そんな手もあったか!と思わせてくれる法面サイト
以前、建設コンサルタント会社に勤務していた時のこと。道路設計に付随して法面工の設計が含まれていたことがあった。当時私は法面工の設計と施工計画を担当し、道路土工等の基準を参考に設計を進めていたのだが、施工計画検討で煮詰まってしまった。
インターネットで参考となる情報を探していた時に出会ったのが、施工の神様でも記事が掲載されている「新エンタの法面管理塾」というサイトだ。
法面工(グラウンドアンカーや鉄筋挿入工等)の施工の留意点はもちろん、設計時にやっておくとよい検討項目や要注意点についても紹介されている。実際に現場で起きた事例も豊富に掲載されていて勉強になった。
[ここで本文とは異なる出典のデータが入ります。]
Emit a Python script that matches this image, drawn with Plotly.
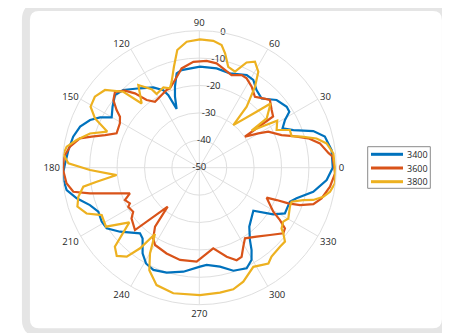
import plotly.graph_objects as go

# angle in degrees, response in dB
theta_3400 = [0, 7.6, 13.9, 17.8, 21.8, 25.3, 29.1, 31.9, 34.9, 41.2,
              48.0, 53.6, 58.4, 62.9, 72.0, 80.1, 89.6, 100.3, 103.5, 106.7,
              108.9, 111.1, 113.1, 114.9, 119.8, 126.8, 134.4, 139.3, 144.9, 150.1,
              153.1, 156.4, 161.0, 166.2, 172.3, 178.2, 182.0, 185.2, 189.6, 194.0,
              198.9, 203.5, 208.9, 213.2, 218.9, 227.9, 231.3, 236.5, 240.9, 245.8,
              252.7, 261.3, 270.4, 274.3, 281.8, 288.3, 295.2, 299.5, 302.4, 305.0,
              310.3, 321.5, 327.8, 331.9, 339.4, 342.5, 348.1, 354.5, 360]
r_3400 = [-1.3, -1.3, -2.8, -6.3, -13.0, -16.4, -14.2, -11.3, -11.1, -12.5,
          -16.0, -14.8, -12.4, -12.0, -13.8, -13.2, -13.1, -13.8, -14.6, -19.1,
          -22.6, -27.0, -21.2, -18.8, -16.2, -13.8, -10.3, -9.4, -11.3, -13.1,
          -9.4, -6.5, -4.0, -2.6, -1.8, -1.0, -0.3, -0.2, -0.9, -3.9,
          -7.8, -9.8, -9.3, -9.6, -12.8, -17.7, -16.9, -12.5, -10.0, -9.1,
          -9.9, -11.6, -13.9, -14.4, -13.1, -10.4, -9.4, -11.3, -14.4, -17.8,
          -21.8, -24.8, -18.1, -14.6, -14.7, -12.8, -7.5, -3.3, -1.3]

theta_3600 = [0, 4.8, 6.4, 11.4, 15.1, 18.6, 21.6, 27.6, 30.2, 34.2,
              34.8, 38.6, 43.8, 47.3, 51.9, 57.1, 62.1, 65.4, 70.8, 75.3,
              80.6, 86.1, 93.2, 100.1, 105.5, 110.3, 112.8, 119.0, 123.9, 127.9,
              130.9, 134.0, 138.0, 141.8, 145.1, 147.3, 150.8, 157.4, 160.9, 163.9,
              166.2, 170.8, 175.4, 181.0, 186.7, 190.8, 193.2, 195.5, 200.3, 203.5,
              207.2, 208.8, 213.7, 216.8, 224.1, 230.9, 233.1, 236.9, 240.2, 249.1,
              258.2, 268.4, 279.8, 287.1, 292.0, 295.4, 299.1, 302.9, 309.7, 316.4,
              322.0, 324.7, 327.0, 329.3, 336.0, 337.3, 338.2, 339.6, 342.3, 345.9,
              351.7, 357.6, 360]
r_3600 = [-0.7, -1.2, -2.5, -5.1, -8.8, -13.8, -17.7, -21.6, -25.1, -29.9,
          -17.2, -16.2, -14.3, -15.6, -17.1, -14.8, -13.1, -12.8, -14.2, -13.1,
          -11.4, -10.9, -11.3, -13.2, -16.8, -19.1, -19.2, -20.4, -21.0, -18.7,
          -14.1, -10.9, -8.6, -10.1, -13.2, -15.6, -16.8, -17.3, -13.6, -9.1,
          -5.1, -2.2, -0.4, -0.3, -1.2, -3.2, -9.0, -14.9, -23.0, -20.4,
          -21.5, -20.4, -21.0, -19.1, -17.3, -31.7, -23.1, -19.2, -17.5, -16.5,
          -15.6, -15.7, -20.1, -16.0, -13.6, -14.0, -17.0, -19.3, -17.3, -14.4,
          -11.1, -11.7, -14.9, -18.6, -23.1, -19.4, -15.0, -10.8, -6.3, -4.0,
          -1.8, -0.4, -0.7]

theta_3800 = [0, 6.1, 10.8, 14.0, 16.9, 18.9, 22.6, 26.0, 31.1, 33.1,
              35.3, 36.2, 42.0, 44.3, 51.4, 52.2, 55.5, 58.4, 62.3, 65.8,
              69.6, 74.0, 77.3, 79.7, 83.7, 89.7, 95.7, 100.6, 104.1, 107.8,
              110.3, 114.1, 120.1, 121.3, 126.4, 131.9, 135.0, 140.5, 145.8, 150.7,
              154.7, 158.6, 162.6, 167.3, 171.0, 174.3, 178.1, 181.2, 185.1, 187.8,
              189.3, 193.5, 197.7, 202.1, 205.9, 212.3, 218.0, 223.1, 226.9, 230.8,
              233.7, 236.2, 240.1, 244.0, 250.0, 258.3, 270.3, 279.4, 285.6, 291.1,
              298.6, 305.8, 309.1, 315.6, 319.2, 322.0, 323.6, 327.3, 330.3, 336.7,
              339.8, 342.7, 344.2, 346.8, 349.6, 353.4, 360]
r_3800 = [-0.5, -0.8, -2.7, -5.9, -11.0, -14.4, -14.2, -18.6, -16.8, -22.1,
          -26.6, -19.5, -15.0, -20.8, -30.1, -21.8, -14.1, -8.9, -6.3, -7.9,
          -12.6, -11.7, -7.2, -4.5, -3.4, -3.2, -3.8, -6.3, -12.0, -17.0,
          -19.1, -17.9, -18.9, -16.5, -12.5, -18.5, -10.8, -5.4, -3.9, -4.5,
          -7.9, -13.9, -8.2, -4.1, -1.0, -0.1, -2.2, -10.1, -19.7, -12.2,
          -7.1, -4.6, -3.3, -5.6, -10.4, -9.7, -17.6, -7.8, -5.9, -8.1,
          -13.5, -20.9, -13.9, -8.4, -4.4, -3.2, -3.5, -3.8, -3.9, -5.4,
          -8.8, -6.9, -8.2, -8.8, -8.7, -11.1, -12.7, -13.6, -12.6, -14.0,
          -14.1, -10.3, -6.8, -3.5, -1.5, -0.2, -0.5]

angle_ticks = list(range(0, 360, 30))
r_ticks = [-50, -40, -30, -20, -10, 0]

# the page keeps the browser's 8px body margin, so the figure is 8px smaller
OFF = 8
W, H = 450 - OFF, 333 - OFF
FONT = "Open Sans"
TXT = "#262626"
GRID = "#dfdfdf"


def paper(x, y):
    # window pixel -> paper fraction
    return (x - OFF) / W, (H - (y - OFF)) / H


fig = go.Figure()
series = [("3400", theta_3400, r_3400, "#0072BD"),
          ("3600", theta_3600, r_3600, "#D95319"),
          ("3800", theta_3800, r_3800, "#EDB120")]
for name, th, rr, col in series:
    fig.add_trace(go.Scatterpolar(theta=th, r=rr, mode="lines", name=name,
                                  line=dict(color=col, width=2.2),
                                  showlegend=False))

# radial tick labels sit on the 80 degree spoke, like the original
fig.add_trace(go.Scatterpolar(
    theta=[80] * len(r_ticks), r=r_ticks, mode="text",
    text=[str(v) for v in r_ticks], textposition="middle center",
    textfont=dict(family=FONT, size=9.5, color=TXT),
    showlegend=False, hoverinfo="skip", cliponaxis=False))

shapes = []
annotations = []

# rounded grey frame round the whole chart
x0, y0, x1, y1, rad = 25.9, 7.0, 445.9, 332.3, 13
pts = [("M", x0 + rad, y0), ("L", x1 - rad, y0), ("Q", x1, y0, x1, y0 + rad),
       ("L", x1, y1 - rad), ("Q", x1, y1, x1 - rad, y1), ("L", x0 + rad, y1),
       ("Q", x0, y1, x0, y1 - rad), ("L", x0, y0 + rad), ("Q", x0, y0, x0 + rad, y0)]
path = ""
for p in pts:
    cmd, vals = p[0], p[1:]
    coords = []
    for i in range(0, len(vals), 2):
        a, b = paper(vals[i], vals[i + 1])
        coords.append(f"{a:.5f},{b:.5f}")
    path += cmd + " ".join(coords) + " "
path += "Z"
shapes.append(dict(type="path", path=path, xref="paper", yref="paper",
                   line=dict(color="#e5e5e5", width=8)))

# legend box drawn by hand (plotly's rows are too tall for this one)
lx0, ly0 = paper(367.7, 146.7)
lx1, ly1 = paper(430.3, 188.3)
shapes.append(dict(type="rect", xref="paper", yref="paper", x0=lx0, x1=lx1,
                   y0=ly1, y1=ly0, line=dict(color="#8a8a8a", width=1),
                   fillcolor="white"))
for i, (name, th, rr, col) in enumerate(series):
    yy = 154.3 + 13.7 * i
    ax, ay = paper(371, yy)
    bx, _ = paper(403, yy)
    shapes.append(dict(type="line", xref="paper", yref="paper", x0=ax, x1=bx,
                       y0=ay, y1=ay, line=dict(color=col, width=3)))
    tx, _ = paper(404.5, yy)
    annotations.append(dict(x=tx, y=ay, xref="paper", yref="paper", text=name,
                            showarrow=False, xanchor="left", yanchor="middle",
                            font=dict(family=FONT, size=9, color=TXT)))

cx0, cy1 = paper(62.3, 30.7)
cx1, cy0 = paper(336.3, 304.7)

fig.update_layout(
    width=W, height=H,
    margin=dict(l=0, r=0, t=0, b=0),
    paper_bgcolor="white",
    showlegend=False,
    font=dict(family=FONT, size=9.5, color=TXT),
    shapes=shapes,
    annotations=annotations,
    polar=dict(
        domain=dict(x=[cx0, cx1], y=[cy0, cy1]),
        bgcolor="white",
        angularaxis=dict(rotation=0, direction="counterclockwise",
                         tickvals=angle_ticks, ticks="", showline=True,
                         linecolor=GRID, linewidth=1, gridcolor=GRID,
                         tickfont=dict(family=FONT, size=9.5, color=TXT)),
        radialaxis=dict(range=[-50, 0], tickvals=r_ticks, showticklabels=False,
                        ticks="", showline=False, gridcolor=GRID, angle=80),
    ),
)

fig.write_html("out.html")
設計時にそこまで考えておく必要はないかも…と思える内容もたくさんあるのだが、実はとても重要な内容が書かれていたりする。たとえば、パッカー加圧についての記事がその一例ではないだろうか。
私自身、設計時には考えていなかったことだった。もし現場で、充填剤が孔口からあふれ出てこなかった事態になったとしても、「それは現場で対処してよ」くらいにしか思わなかっただろう。
しかし、対処法を知っていれば、報告書の申し送り事項に記載しておくことができたはずだ。それによって、施工者に対策を促すことができたかもしれない。
設計時に考えておいたほうがよいことも紹介されている
「新エンタの法面管理塾」は、設計時に考えておいたほうがよいことも多数記載されている。たとえば、法面の安定計算時には各段の安全率を示しておいたほうがいいといった内容だ。
勉強不足の私は、段ごとに安全率を検討していなかった。すべての段を含めて最小安全率が1.2を超えるように設計していた。
しかし、段ごとに安全率を検討して報告書に記載していれば、施工計画の検討にも活かせていたかもしれないし、より合理的な施工手順を検討できていたかもしれない。もったいないことをした。
さらに、こんな面白い記事もあった。経験的手法ができた背景についてである。経験的手法では、削孔径や補強材長さ等の諸元が決まっており、それを基に設計していくものだ。その経験的手法のルーツが紹介されている。
たかがインターネット、されどインターネット
昔は知りたい情報は本などから得ていたが、最近では、インターネットで欲しい情報がピンポイントで手に入れられる。私も知りたい情報がある時は、まずはインターネットで検索するようにしているが、中には、ニセモノの情報もあるので要注意だ。
インターネット上の情報はネガティブな印象を持つ人も多いだろうが、きちんとした情報もたくさんある。ここで紹介したような、施工や設計に有益な情報を紹介しているサイトやブログも多数存在している。
設計や計画を行う上では、基準や指針に準拠して仕事を行うことが必須となる。一方で、基準や指針類をどう現場状況に合わせて適用するかが問われる。自然相手の仕事だからだ。だからこそ、施工者目線での検討が求められるのだ。
机上の空論になっては意味がない。設計を行う上では、施工が可能な計画を行うことが不可欠だ。今は参考にできるものがたくさん転がっているので、それらを有効活用して、日々の業務を遂行していきたいものである。